### [Directions for this task]
Pictures are not part of the copy. Give again exactly the lines from the one with "Give me the matplotlib source for this chart." to the one with "nan = np.nan", inclusive.

### [Extracted entries]
-- -- --

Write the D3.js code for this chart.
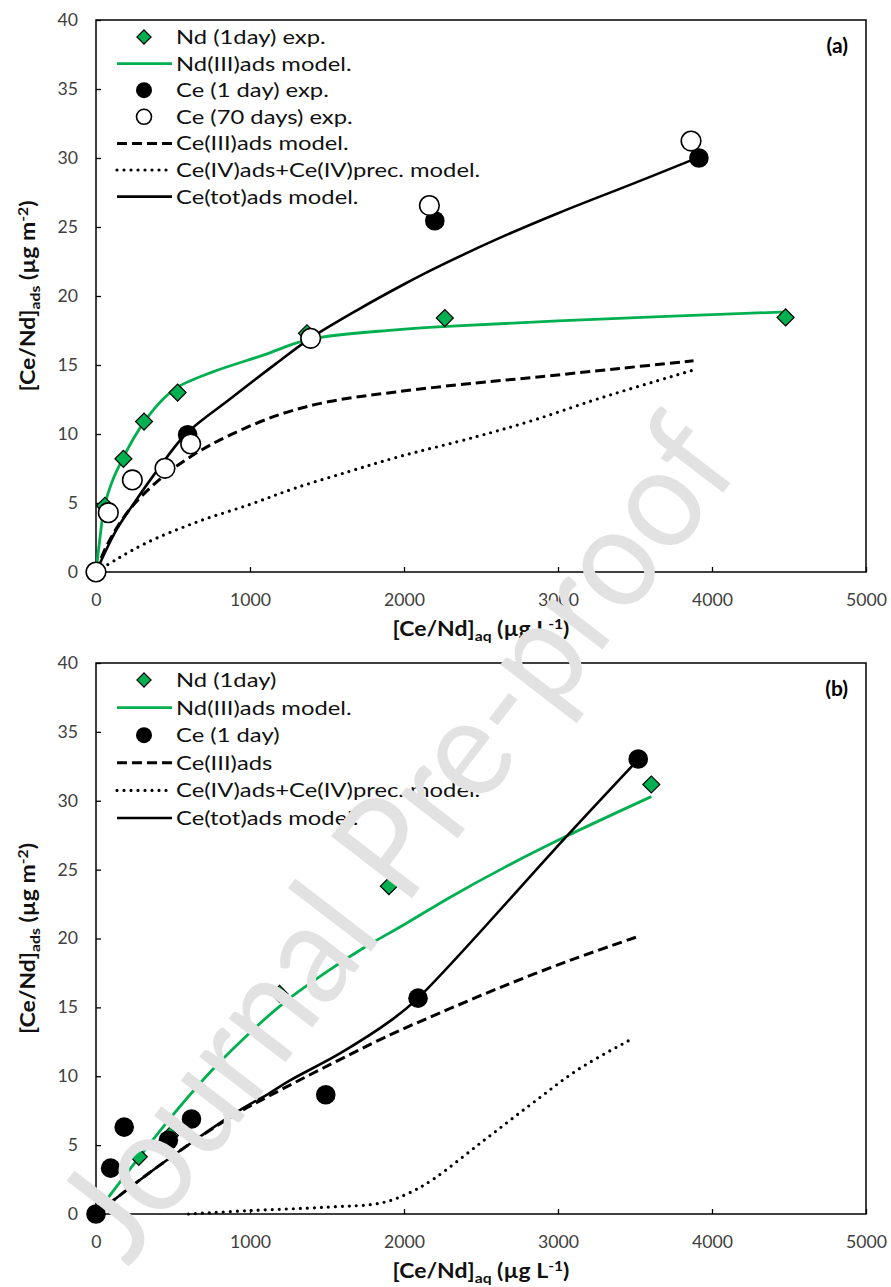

-- -- --

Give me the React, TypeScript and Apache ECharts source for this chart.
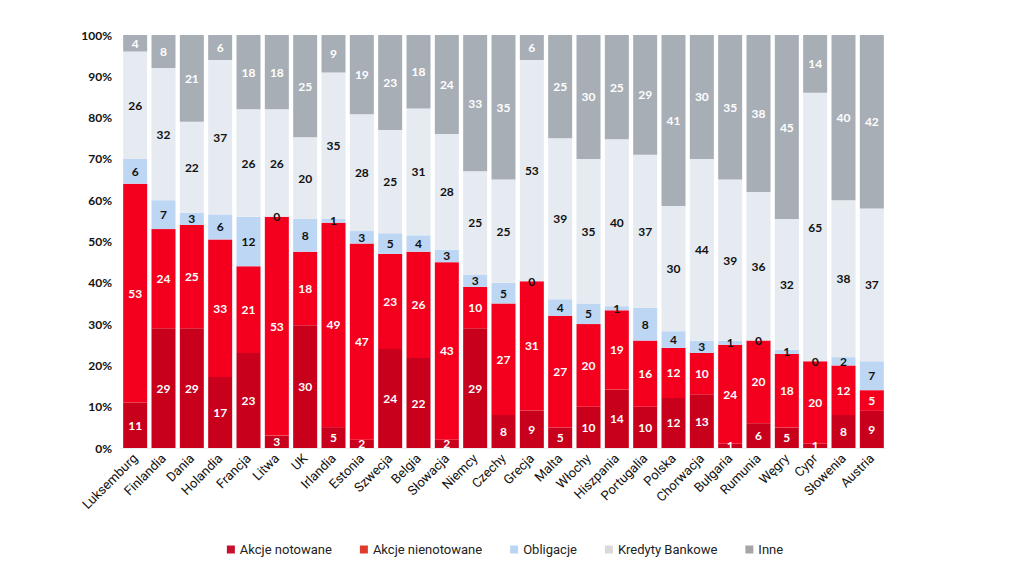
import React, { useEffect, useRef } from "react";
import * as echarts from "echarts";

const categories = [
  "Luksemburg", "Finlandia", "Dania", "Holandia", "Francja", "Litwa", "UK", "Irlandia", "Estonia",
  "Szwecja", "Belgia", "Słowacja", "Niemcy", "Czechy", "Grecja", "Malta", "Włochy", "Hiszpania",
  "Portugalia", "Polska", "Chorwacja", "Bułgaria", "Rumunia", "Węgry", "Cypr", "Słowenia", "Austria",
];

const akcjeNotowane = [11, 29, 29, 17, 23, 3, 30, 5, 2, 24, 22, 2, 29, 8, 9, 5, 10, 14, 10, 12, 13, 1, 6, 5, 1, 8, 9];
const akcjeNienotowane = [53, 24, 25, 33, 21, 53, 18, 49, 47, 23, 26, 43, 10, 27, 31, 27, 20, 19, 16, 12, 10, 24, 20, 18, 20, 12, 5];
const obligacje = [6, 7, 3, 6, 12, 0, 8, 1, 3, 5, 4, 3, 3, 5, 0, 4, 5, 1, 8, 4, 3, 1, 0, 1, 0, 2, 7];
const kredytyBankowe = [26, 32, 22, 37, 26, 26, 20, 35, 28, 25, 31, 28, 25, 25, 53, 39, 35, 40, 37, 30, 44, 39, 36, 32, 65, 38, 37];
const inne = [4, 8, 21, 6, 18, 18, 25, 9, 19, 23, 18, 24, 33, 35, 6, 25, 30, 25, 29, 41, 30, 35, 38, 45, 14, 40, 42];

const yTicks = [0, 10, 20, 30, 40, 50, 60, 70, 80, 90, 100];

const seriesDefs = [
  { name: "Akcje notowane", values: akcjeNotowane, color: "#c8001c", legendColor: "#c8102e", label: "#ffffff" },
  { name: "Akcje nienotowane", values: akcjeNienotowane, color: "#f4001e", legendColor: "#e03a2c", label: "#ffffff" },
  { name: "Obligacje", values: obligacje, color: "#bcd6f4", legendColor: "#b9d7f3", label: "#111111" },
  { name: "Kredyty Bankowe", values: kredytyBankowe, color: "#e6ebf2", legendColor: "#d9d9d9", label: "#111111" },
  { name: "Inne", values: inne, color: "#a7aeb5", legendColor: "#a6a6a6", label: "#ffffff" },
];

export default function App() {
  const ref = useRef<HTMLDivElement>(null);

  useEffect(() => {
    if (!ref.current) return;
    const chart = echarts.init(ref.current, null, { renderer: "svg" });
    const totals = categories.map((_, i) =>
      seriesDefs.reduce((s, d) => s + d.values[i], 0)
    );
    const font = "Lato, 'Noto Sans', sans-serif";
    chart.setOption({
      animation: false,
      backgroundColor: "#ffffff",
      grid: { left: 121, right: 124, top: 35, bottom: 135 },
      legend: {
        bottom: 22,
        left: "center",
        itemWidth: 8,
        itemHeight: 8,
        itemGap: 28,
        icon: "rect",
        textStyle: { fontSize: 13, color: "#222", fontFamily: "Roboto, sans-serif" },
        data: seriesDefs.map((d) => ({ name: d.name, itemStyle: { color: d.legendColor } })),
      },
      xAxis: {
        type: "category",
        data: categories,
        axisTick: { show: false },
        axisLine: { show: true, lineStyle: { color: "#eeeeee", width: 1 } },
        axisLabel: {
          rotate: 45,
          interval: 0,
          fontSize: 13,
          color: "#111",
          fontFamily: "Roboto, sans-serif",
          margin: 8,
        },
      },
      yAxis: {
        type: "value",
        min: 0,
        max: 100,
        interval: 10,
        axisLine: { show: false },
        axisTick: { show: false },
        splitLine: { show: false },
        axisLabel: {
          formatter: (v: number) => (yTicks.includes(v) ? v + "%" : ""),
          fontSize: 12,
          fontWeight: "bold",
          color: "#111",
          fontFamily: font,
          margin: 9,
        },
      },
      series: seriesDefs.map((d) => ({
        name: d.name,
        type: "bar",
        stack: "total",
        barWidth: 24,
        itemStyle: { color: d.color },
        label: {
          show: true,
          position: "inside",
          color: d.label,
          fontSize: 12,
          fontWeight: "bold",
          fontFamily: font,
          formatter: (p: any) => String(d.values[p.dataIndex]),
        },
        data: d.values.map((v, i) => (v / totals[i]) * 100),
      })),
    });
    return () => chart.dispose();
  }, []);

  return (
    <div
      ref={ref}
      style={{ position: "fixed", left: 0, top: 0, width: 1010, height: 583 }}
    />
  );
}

-- -- --

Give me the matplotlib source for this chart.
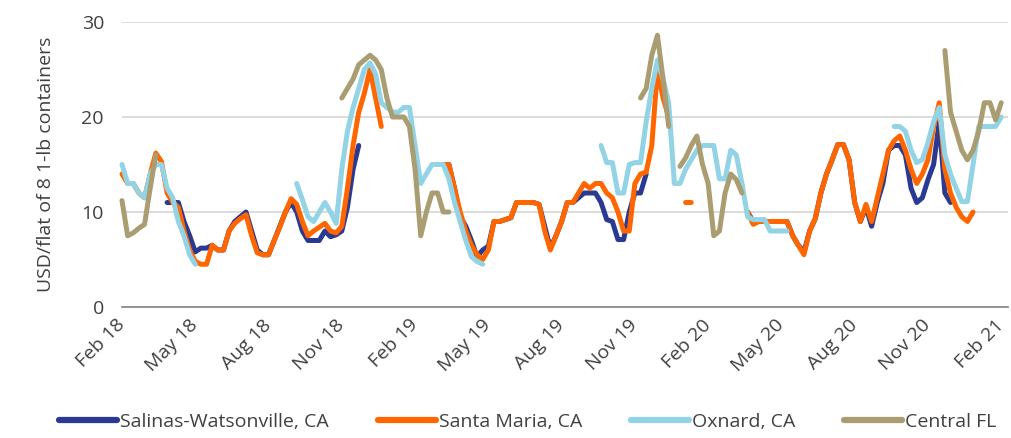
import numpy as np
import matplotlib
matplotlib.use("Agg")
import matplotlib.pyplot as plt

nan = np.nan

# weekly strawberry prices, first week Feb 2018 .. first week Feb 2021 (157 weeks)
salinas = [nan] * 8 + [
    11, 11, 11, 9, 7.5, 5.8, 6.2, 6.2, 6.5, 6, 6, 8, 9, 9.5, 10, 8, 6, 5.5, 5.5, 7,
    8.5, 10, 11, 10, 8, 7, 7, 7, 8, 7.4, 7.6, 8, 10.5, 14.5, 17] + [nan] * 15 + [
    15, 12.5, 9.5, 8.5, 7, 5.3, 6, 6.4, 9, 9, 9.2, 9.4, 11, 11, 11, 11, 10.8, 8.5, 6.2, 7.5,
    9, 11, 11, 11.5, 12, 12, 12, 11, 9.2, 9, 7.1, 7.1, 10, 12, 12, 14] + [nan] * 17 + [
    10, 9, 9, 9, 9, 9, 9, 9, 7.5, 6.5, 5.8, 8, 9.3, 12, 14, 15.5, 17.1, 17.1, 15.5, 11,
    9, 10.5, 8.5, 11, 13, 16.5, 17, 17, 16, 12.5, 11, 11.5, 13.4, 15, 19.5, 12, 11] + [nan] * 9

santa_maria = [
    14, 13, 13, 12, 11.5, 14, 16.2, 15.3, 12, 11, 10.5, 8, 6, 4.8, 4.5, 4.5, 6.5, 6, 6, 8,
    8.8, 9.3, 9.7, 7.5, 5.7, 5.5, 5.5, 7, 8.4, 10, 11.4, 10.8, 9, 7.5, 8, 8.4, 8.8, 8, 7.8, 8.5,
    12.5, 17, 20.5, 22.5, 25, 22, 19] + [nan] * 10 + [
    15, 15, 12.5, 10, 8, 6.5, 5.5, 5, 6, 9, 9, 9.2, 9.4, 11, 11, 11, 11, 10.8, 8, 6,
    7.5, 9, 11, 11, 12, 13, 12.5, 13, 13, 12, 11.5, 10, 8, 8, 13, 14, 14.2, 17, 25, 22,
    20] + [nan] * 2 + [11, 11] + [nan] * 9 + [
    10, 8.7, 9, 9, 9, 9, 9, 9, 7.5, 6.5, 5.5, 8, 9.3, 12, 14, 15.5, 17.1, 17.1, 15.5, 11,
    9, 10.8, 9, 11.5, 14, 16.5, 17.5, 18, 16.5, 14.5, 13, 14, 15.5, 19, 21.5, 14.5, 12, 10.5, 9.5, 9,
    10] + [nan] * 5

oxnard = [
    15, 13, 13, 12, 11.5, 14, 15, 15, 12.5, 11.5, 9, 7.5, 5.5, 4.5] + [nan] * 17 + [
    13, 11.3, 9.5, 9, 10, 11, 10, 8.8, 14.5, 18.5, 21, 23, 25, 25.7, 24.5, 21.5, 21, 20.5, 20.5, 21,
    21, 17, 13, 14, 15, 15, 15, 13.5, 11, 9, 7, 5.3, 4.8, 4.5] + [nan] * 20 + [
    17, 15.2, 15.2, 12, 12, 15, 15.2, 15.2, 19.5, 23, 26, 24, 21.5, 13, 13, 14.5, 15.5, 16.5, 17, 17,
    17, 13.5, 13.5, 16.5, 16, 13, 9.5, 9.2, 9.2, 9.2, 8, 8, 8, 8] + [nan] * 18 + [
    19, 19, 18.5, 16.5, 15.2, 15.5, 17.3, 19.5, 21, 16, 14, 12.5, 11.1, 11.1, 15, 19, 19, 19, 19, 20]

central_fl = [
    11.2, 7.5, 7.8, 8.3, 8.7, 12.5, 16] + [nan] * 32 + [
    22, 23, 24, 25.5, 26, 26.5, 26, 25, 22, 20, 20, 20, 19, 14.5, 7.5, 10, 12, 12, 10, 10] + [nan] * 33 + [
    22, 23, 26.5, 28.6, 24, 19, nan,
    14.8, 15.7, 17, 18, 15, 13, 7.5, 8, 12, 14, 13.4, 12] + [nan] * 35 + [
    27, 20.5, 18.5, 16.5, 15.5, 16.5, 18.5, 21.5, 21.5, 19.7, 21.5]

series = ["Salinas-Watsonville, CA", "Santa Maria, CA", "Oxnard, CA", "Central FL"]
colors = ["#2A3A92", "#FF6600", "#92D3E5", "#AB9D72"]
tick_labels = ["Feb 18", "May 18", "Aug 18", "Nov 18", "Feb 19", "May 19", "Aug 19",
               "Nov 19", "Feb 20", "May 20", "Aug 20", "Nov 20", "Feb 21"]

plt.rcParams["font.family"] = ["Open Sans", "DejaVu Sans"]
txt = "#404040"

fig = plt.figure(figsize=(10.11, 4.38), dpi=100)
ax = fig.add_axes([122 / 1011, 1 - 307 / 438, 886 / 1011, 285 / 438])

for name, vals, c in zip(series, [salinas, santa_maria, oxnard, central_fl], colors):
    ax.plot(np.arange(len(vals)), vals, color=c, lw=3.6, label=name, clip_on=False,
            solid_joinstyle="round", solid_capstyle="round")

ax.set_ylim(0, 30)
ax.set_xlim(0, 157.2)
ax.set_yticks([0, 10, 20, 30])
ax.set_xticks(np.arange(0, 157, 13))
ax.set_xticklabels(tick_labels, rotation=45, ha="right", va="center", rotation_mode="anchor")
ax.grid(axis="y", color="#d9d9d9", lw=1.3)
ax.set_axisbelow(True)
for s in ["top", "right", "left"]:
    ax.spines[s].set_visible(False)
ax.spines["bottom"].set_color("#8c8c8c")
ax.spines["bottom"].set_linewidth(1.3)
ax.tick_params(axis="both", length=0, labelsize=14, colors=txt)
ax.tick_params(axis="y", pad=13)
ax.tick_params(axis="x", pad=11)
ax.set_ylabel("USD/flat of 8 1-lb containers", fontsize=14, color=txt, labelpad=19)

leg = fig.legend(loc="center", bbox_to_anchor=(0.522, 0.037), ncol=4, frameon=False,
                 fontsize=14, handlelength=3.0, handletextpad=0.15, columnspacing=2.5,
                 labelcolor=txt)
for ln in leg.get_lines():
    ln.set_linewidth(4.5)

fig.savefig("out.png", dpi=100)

-- -- --

### [Exercise response]
Give me the matplotlib source for this chart.
import numpy as np
import matplotlib
matplotlib.use("Agg")
import matplotlib.pyplot as plt

nan = np.nan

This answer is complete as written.